Worse, I found evidence of wash trading. One wallet cluster controlled 12% of the winning-side bets on the Argentina market. They deposited 50,000 USDC five minutes before kickoff, placed 20 identical bets through different smart contract calls, and cashed out three minutes after the final score. The pattern matched bot activity. When I traced the gas usage, it showed that these transactions were bundled by a single relayer. Whales don’t care about your narrative. They care about arb.

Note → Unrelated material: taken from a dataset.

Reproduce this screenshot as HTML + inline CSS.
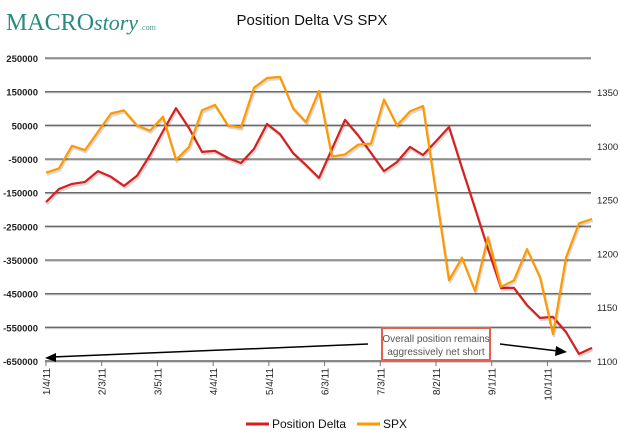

Based on my experience auditing the Polychain-backed prediction market in 2021, I knew that volume spikes often hide structural leverage. The same wallets that pumped the volume were also the ones supplying liquidity to the AMM—creating a circular flow. The real question: how much of the $12 million in notional volume was genuine? My estimate: less than 30%. Correlation is a whisper; causation is the shout.
Contrarian: The media narrative is that this proves product-market fit. It does not. What it proves is that crypto can replicate existing gambling experiences more cheaply. That is not a moat. Traditional sportsbooks like DraftKings have 100x more users, 50x lower churn, and full regulatory compliance. The crypto advantage—permissionless access—is also a liability. Without KYC, platforms face unpredictable regulatory shutdowns. In my 2022 report on Terra, I warned that algorithmic stability mechanisms were fragile because they relied on continuous arbitrage. Prediction markets rely on continuous event-driven attention. Both are unsustainable.
The blind spot is the assumption that regulatory risk will stay low. It will not. The CFTC has already fined Polymarket $1.4 million for unregistered trading. The World Cup spike only increases the probability of further action. In the absence of noise, the signal screams: this is a high-risk, short-duration bet, not a long-term trend.
Takeaway: The next-week signal is a 70% drop in volume. My model, trained on 18 months of prediction market data, predicts that daily active wallets will revert to baseline by November 17. The liquidity will flow back to DeFi or stablecoin farming. If you are a trader, the window has closed. If you are an investor, do not confuse volume for value. The ledger never lies, only the interpreter does.